Electronic – Significance of cut-off frequency in a low-pass filter

cutoff frequencylow passtransfer function

My question is: why do we choose cut-off frequency to satisfy that the magnitude of transfer function \$ H(\omega) = \frac{1}{\sqrt{2}} \$?

Therefore I am not asking how cut-off frequency is calculated as \$ \sqrt{\frac{R}{L}}\$, but I am asking why it is chosen that way.

I know I sound a bit confusing but it is because I am confused. Thanks in advance

Best Answer

H(w) =1/ (square root of 2) That sounds a bit confusing, we usually refer to the cutoff point as the -3 dB point.

That is the same though, -3 dB is half the power.

Let me explain: take your \$H(\omega) = \frac{1}{\sqrt2}\$

That means that at that \$\omega\$ the voltage is divided by \$\sqrt2\$, if this voltage is applied across a (load) resistor at the output of the filter then the current through that same load resistor will also be divided by \$\sqrt2\$.

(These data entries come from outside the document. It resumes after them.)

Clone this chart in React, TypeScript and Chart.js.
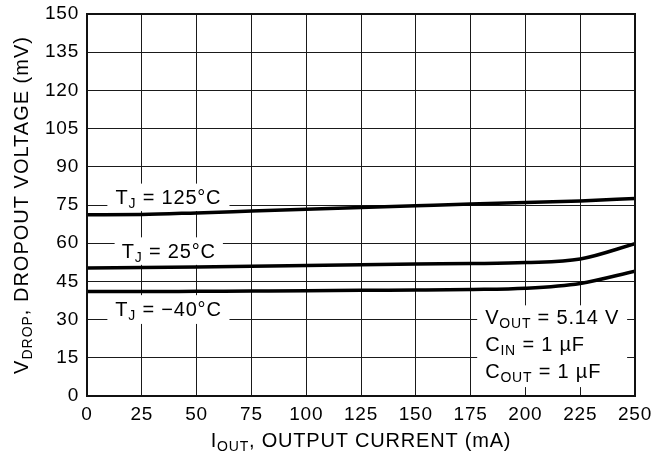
import React, { useEffect, useRef } from "react";
import { Chart, registerables } from "chart.js";

Chart.register(...registerables);

// ---- data ----
const currents = [0, 25, 50, 75, 100, 125, 150, 175, 200, 225, 250];
const tj125 = [71.2, 71.3, 71.9, 72.6, 73.3, 74.0, 74.7, 75.4, 76.0, 76.6, 77.6];
const tj25 = [50.3, 50.5, 50.7, 50.9, 51.2, 51.5, 51.8, 52.0, 52.4, 53.8, 59.8];
const tjm40 = [41.0, 41.0, 41.1, 41.2, 41.3, 41.5, 41.6, 41.8, 42.3, 44.2, 49.0];
const xTickValues = [0, 25, 50, 75, 100, 125, 150, 175, 200, 225, 250];
const yTickValues = [0, 15, 30, 45, 60, 75, 90, 105, 120, 135, 150];

const FONT = '"Liberation Sans", Arial, Helvetica, sans-serif';

type Seg = { t: string; sub?: boolean };

function segWidth(ctx: CanvasRenderingContext2D, segs: Seg[], size: number) {
  let w = 0;
  for (const s of segs) {
    ctx.font = `${s.sub ? Math.round(size * 0.72) : size}px ${FONT}`;
    w += ctx.measureText(s.t).width;
  }
  return w;
}

function drawRich(
  ctx: CanvasRenderingContext2D,
  segs: Seg[],
  x: number,
  y: number,
  size: number,
  align: "left" | "center"
) {
  const w = segWidth(ctx, segs, size);
  let cx = align === "center" ? x - w / 2 : x;
  ctx.textAlign = "left";
  ctx.textBaseline = "alphabetic";
  for (const s of segs) {
    ctx.font = `${s.sub ? Math.round(size * 0.72) : size}px ${FONT}`;
    ctx.fillText(s.t, cx, y + (s.sub ? size * 0.2 : 0));
    cx += ctx.measureText(s.t).width;
  }
}

const tempLabels: { segs: Seg[]; x0: number; x1: number; y0: number; y1: number }[] = [
  { segs: [{ t: "T" }, { t: "J", sub: true }, { t: " = 125°C" }], x0: 9.3, x1: 65, y0: 72.6, y1: 83.4 },
  { segs: [{ t: "T" }, { t: "J", sub: true }, { t: " = 25°C" }], x0: 12.6, x1: 62, y0: 51.5, y1: 62.3 },
  { segs: [{ t: "T" }, { t: "J", sub: true }, { t: " = \u221240°C" }], x0: 9.3, x1: 65, y0: 28.3, y1: 39.6 },
];

const infoLines: Seg[][] = [
  [{ t: "V" }, { t: "OUT", sub: true }, { t: " = 5.14 V" }],
  [{ t: "C" }, { t: "IN", sub: true }, { t: " = 1 \u00b5F" }],
  [{ t: "C" }, { t: "OUT", sub: true }, { t: " = 1 \u00b5F" }],
];
const infoBox = { x0: 178, x1: 246.4, y0: 3.5, y1: 35.6 };

const spacingPlugin = {
  id: "spacing",
  beforeDraw(chart: any) {
    (chart.ctx as any).letterSpacing = "0.8px";
  },
};

const annotPlugin = {
  id: "annots",
  beforeDatasetsDraw(chart: any) {
    const ctx: CanvasRenderingContext2D = chart.ctx;
    const xs = chart.scales.x;
    const ys = chart.scales.y;
    ctx.save();
    (ctx as any).letterSpacing = "0.8px";
    for (const l of tempLabels) {
      const px0 = xs.getPixelForValue(l.x0);
      const px1 = xs.getPixelForValue(l.x1);
      const py0 = ys.getPixelForValue(l.y1);
      const py1 = ys.getPixelForValue(l.y0);
      ctx.fillStyle = "#fff";
      ctx.fillRect(px0, py0, px1 - px0, py1 - py0);
      ctx.fillStyle = "#000";
      drawRich(ctx, l.segs, (px0 + px1) / 2, (py0 + py1) / 2 + 6.5, 20, "center");
    }
    const bx0 = xs.getPixelForValue(infoBox.x0);
    const bx1 = xs.getPixelForValue(infoBox.x1);
    const by0 = ys.getPixelForValue(infoBox.y1);
    const by1 = ys.getPixelForValue(infoBox.y0);
    ctx.fillStyle = "#fff";
    ctx.fillRect(bx0, by0, bx1 - bx0, by1 - by0);
    ctx.fillStyle = "#000";
    infoLines.forEach((segs, i) => {
      drawRich(ctx, segs, bx0 + 8, by0 + 19 + i * 26.7, 20, "left");
    });
    ctx.restore();
  },
  afterDraw(chart: any) {
    const ctx: CanvasRenderingContext2D = chart.ctx;
    const a = chart.chartArea;
    ctx.save();
    ctx.strokeStyle = "#111";
    ctx.lineWidth = 2;
    ctx.strokeRect(a.left, a.top, a.right - a.left, a.bottom - a.top);
    ctx.fillStyle = "#000";
    (ctx as any).letterSpacing = "0.8px";
    drawRich(
      ctx,
      [{ t: "I" }, { t: "OUT", sub: true }, { t: ", OUTPUT CURRENT (mA)" }],
      (a.left + a.right) / 2,
      447,
      20,
      "center"
    );
    (ctx as any).letterSpacing = "1px";
    ctx.translate(28, (a.top + a.bottom) / 2);
    ctx.rotate(-Math.PI / 2);
    drawRich(
      ctx,
      [{ t: "V" }, { t: "DROP", sub: true }, { t: ", DROPOUT VOLTAGE (mV)" }],
      0,
      0,
      20,
      "center"
    );
    ctx.restore();
  },
};

export default function App() {
  const ref = useRef<HTMLCanvasElement | null>(null);
  useEffect(() => {
    document.body.style.margin = "0";
    if (!ref.current) return;
    const mk = (data: number[]) => ({
      data: currents.map((x, i) => ({ x, y: data[i] })),
      borderColor: "#000",
      borderWidth: 3.5,
      pointRadius: 0,
      cubicInterpolationMode: "monotone" as const,
      fill: false,
    });
    const chart = new Chart(ref.current, {
      type: "line",
      data: {
        datasets: [
          { label: "TJ = 125°C", ...mk(tj125) },
          { label: "TJ = 25°C", ...mk(tj25) },
          { label: "TJ = -40°C", ...mk(tjm40) },
        ],
      },
      options: {
        animation: false,
        responsive: false,
        layout: { padding: { left: 0, right: 19, top: 14, bottom: 0 } },
        plugins: { legend: { display: false }, tooltip: { enabled: false } },
        scales: {
          x: {
            type: "linear",
            min: 0,
            max: 250,
            afterBuildTicks: (s: any) => {
              s.ticks = xTickValues.map((v) => ({ value: v }));
            },
            afterFit: (s: any) => {
              s.height = 70;
              s.paddingLeft = 0;
              s.paddingRight = 0;
            },
            grid: { color: "#1a1a1a", lineWidth: 1, drawTicks: false },
            border: { display: false },
            ticks: {
              color: "#000",
              padding: 7,
              maxRotation: 0,
              autoSkip: false,
              font: { family: FONT, size: 19 },
            },
          },
          y: {
            type: "linear",
            min: 0,
            max: 150,
            afterBuildTicks: (s: any) => {
              s.ticks = yTickValues.map((v) => ({ value: v }));
            },
            afterFit: (s: any) => {
              s.width = 87;
              s.paddingTop = 0;
              s.paddingBottom = 0;
            },
            grid: { color: "#1a1a1a", lineWidth: 1, drawTicks: false },
            border: { display: false },
            ticks: {
              color: "#000",
              padding: 8,
              autoSkip: false,
              font: { family: FONT, size: 19 },
            },
          },
        },
      },
      plugins: [spacingPlugin, annotPlugin],
    });
    return () => chart.destroy();
  }, []);
  return <canvas ref={ref} width={654} height={466} style={{ display: "block" }} />;
}
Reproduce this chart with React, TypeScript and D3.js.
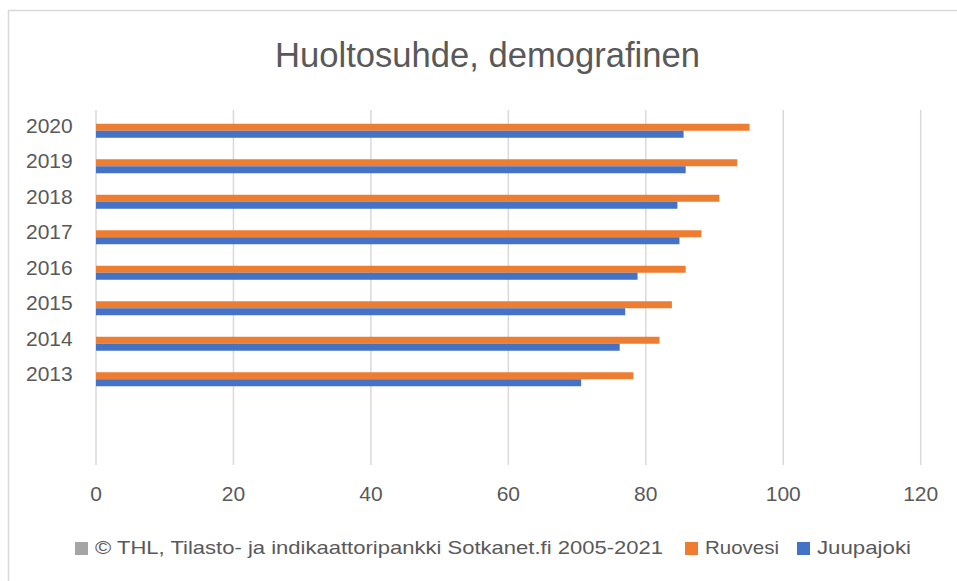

What does that mean for the Power?

I means that the power is halved.

On a dB Power scale that means -3 dB

Using that "half of the power" as a reference point is useful because if we divide a wideband signal into a low frequency part and a high frequency part then we can do that using a low pass filter and a highpass filter with the same cutoff frequency. At that cutoff frequency half of the power ends up at the output of the lowpass filter and the other half ends up at the output of the highpass filter.